The authors acknowledge Canada has been hindered by a political structure that divides responsibility for policies related to climate and energy between the federal government and the provinces. This has led to a “patchwork of policies” at the provincial level exacerbated by an absence of federal leadership on the issue, they say.

Nevertheless, Dr. Potvin said, the key message of the document is that it is neither too late for Canada to implement a robust climate strategy nor impossible to do so despite the impact of the fossil fuel industry on the national economy.

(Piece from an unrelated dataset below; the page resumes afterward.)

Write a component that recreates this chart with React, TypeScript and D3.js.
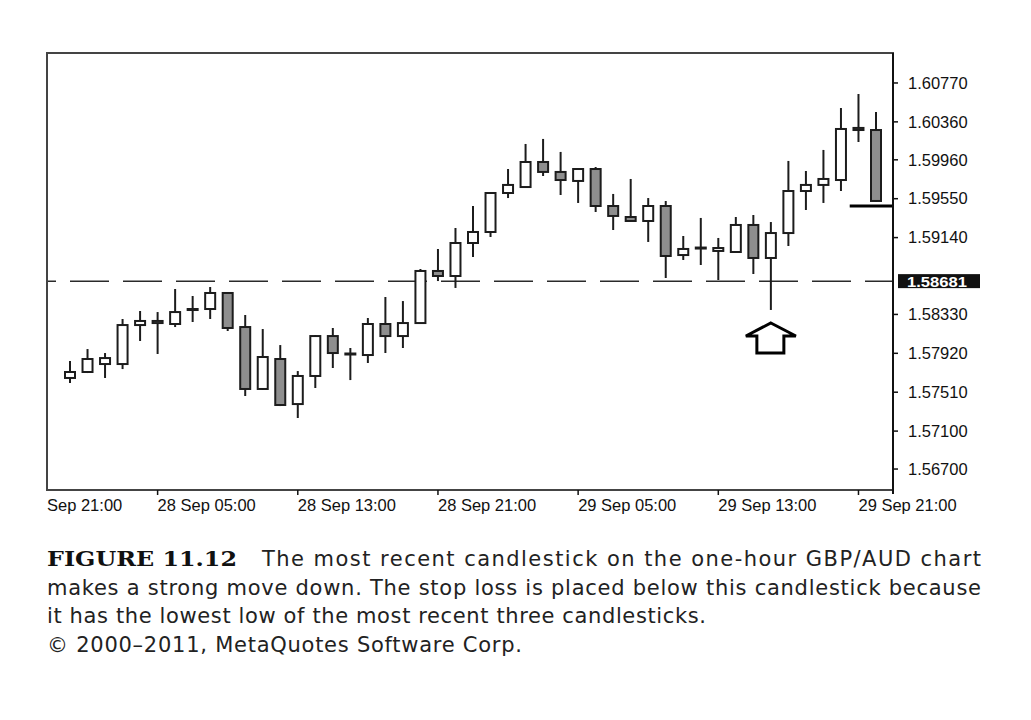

But to do so won't be easy. As the scholars point out:

On one hand, Canada's proportion of low-carbon energy sources, at 25.7 percent, is higher than the world average of 18.3 percent, and higher or similar to countries with ambitious climate policies such as Germany (20 percent) or Denmark (26.8 percent) but it is lower than world leaders, for example Sweden (68 percent).

On the other hand, Canadians' average energy consumption is higher than that of other people in developed countries. This directly affects carbon dioxide emissions: Canadians produce 20.1 tonnes of CO2 eq. per person, twice the average emissions of Europeans. Per capita, Canadians contribute disproportionally to GHG levels compared with the rest of the developed world.